The conference began with a keynote from Nicholas Hartmann who is the current ATA President and also a past technical marketing translator. He gave, what I thought was an articulate, considered and clear perspective of the translator vis-à-vis translation technology and MT while pointing to some directions for real collaboration in future. I thought it would be valuable to restate what I heard, as there were several key messages for the MT community. A published paper version of his speech is also available on the AMTA website (but it is a really hard to get to these resources as the unique URL is not easily displayed.)
The ATA has 11,000 members, of whom 70% are freelancers and Nick had carefully prepared to be their voice, expressing their concerns and needs in this forum. (Here is the twitter stream). He stated that the bad blood with translators was originally created with the historical overstatement of MT capabilities in the 60’s where MT was expected to replace translators: FAHQT (Have you noticed that this sounds a lot like f**&ked?). He noted that many translators do in fact use some form of translation technology today even though they find the future vision of being post-editors at “burger flipping wages” abhorrent. He gave some examples of human translations that went beyond the literal, to show how only a human could make the non-literal interpretations to correctly translate some example phrases. The examples proved that even a “perfect” literal translation can be nonsense at times and asked if the future of MT is as T.S. Eliot says:
“That is not what I meant at all. That is not it, at all”
Some additional points he made included:
  • Translators have a very different view of quality which is linked to their code of ethics to render the source material accurately
  • MT makes sense where something is better than nothing
  • MT is really only  “a probability distribution over strings of letters and sounds” (especially SMT) (part of a quote from Martin Kay in which he specifically cautioned the MT community NOT to consider language so simplistically)
  • Translators want it to be acknowledged that their work is critical to feeding and improving SMT systems with HT corpus
  • MT should be matched to task and purpose and could be unfortunate in the hands of the wrong people e.g. the infamous Welsh street sign
  • SMT that is often built using flawed TM and thus one could hardly be surprised at some of the results and in this case past performance will be a predictor of future performance
  • MT must be edited and checked to avoid serious errors
  • Post-editing has come to mean cleaning up really bad quality MT output at very low wages even when everybody doing it understands that they could have done it faster without the MT
  • The data pollution of some SMT systems perpetuates and is difficult if not impossible to remove
He then went on to answer the following question. So what do translators want and need?
“We want to work together constructively. We want technology that we can use. Machine assisted translation does make sense to us but we do not want tools that make our jobs harder.” Translators want to have a hand in making the tools but want the dialogue to be realistic. They also do not want a role of PEMT drudgery and asked for technology that assists translators to be more productive.  He ended his talk saying that he had enjoyed meeting many in the MT community and he hoped that the dialogue would continue as, “We are all in the same business.”

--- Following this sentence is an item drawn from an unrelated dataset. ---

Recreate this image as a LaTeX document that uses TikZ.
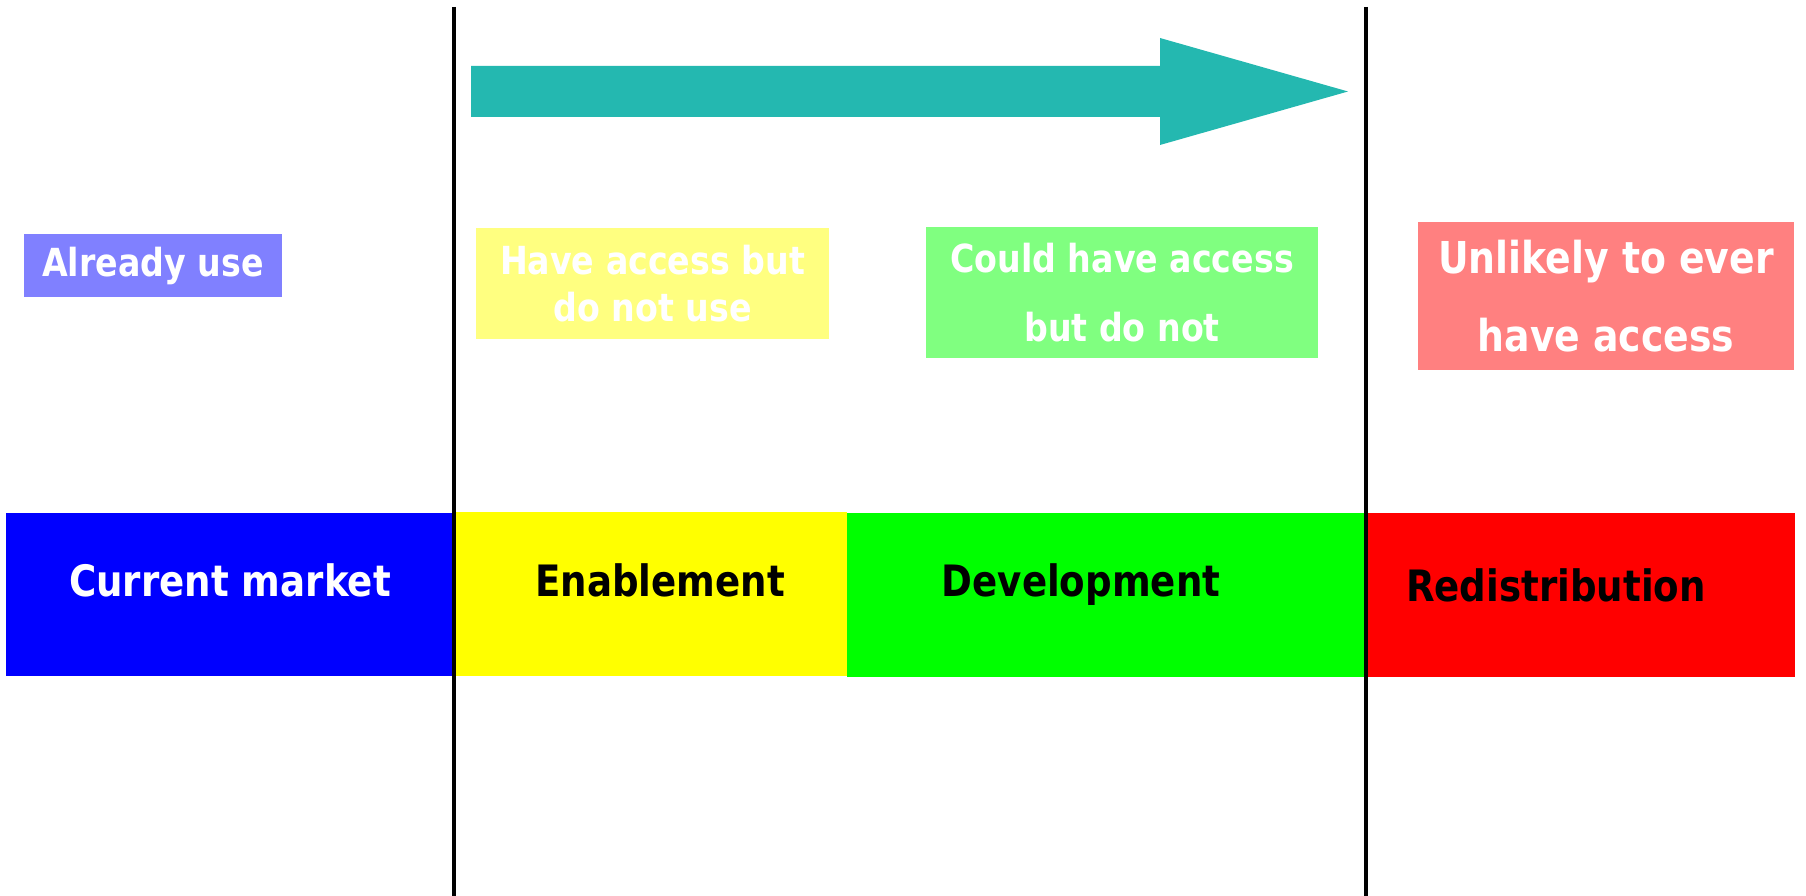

I did not stay long enough to really get the reaction of the MT crowd as I rushed off to tekom in Germany that same evening. Of course there was one somewhat hostile question immediately, but I think many MT users want to know how to work with translators and as you will see from my previous blog entries that I am a big believer in this rapprochement.

Nick was followed by Jost Zetzsche who continued on the theme of building bridges and improved communication and he pointed out how translators have a self-perception of being bridge builders, language lovers, artists, cultural intermediaries in contrast to the techie, computer science self image that many MT practitioners have. Clearly cultural and communication problems can arise from this. He was self critical and admitted that translators need to learn more about MT technology and not resist it like they did with TM, but also pointed out some foolish statements made by MT proponents that any average translator would see as unfortunate or stupid. Some examples, Jaap van der Meer’s statement about letting a thousand MT systems bloom. Some of you may realize that this is really close to something that Mao Zedong said to flush out dissidents and eventually execute them. The other screamer he listed (without reference to the source, other than it being a major MT vendor executive) was, “It’s quite a magical technology when you see it (MT) work” by Mark Tapling of SDL (He says this with a smile at the end of the video clip).  (Dude, it’s a data transformation!!! Really ?!? I wonder if Tapling thinks that spreadsheets adding numbers up and Powerpoint slide transitions are also magical? Perhaps from a 19th century frame of mind this is all pretty magical). Jost contrasted this to a Twitter conversation he had with @kvashee ;-) about features that would make MT more useful to translators. ( I assure you I did not instigate this comparison.)

Some things that he asked for: Give us (translators) challenging tasks, we want to participate in “making it better”. He stated that he wanted to see that his corrections had immediate and direct impact on the system. (One of the biggest complaints that translators have about MT is that the systems make the same error over and over again.) He asked that MT vendors talk to translators in “real” language and “admit what your tools can and cannot do”. He ended on a positive note by saying that we as humans tend to demonize the unknown (HIC SVNT DRACONES!) and invited the audience to enter into each others terra incognita, and put our myths behind us. 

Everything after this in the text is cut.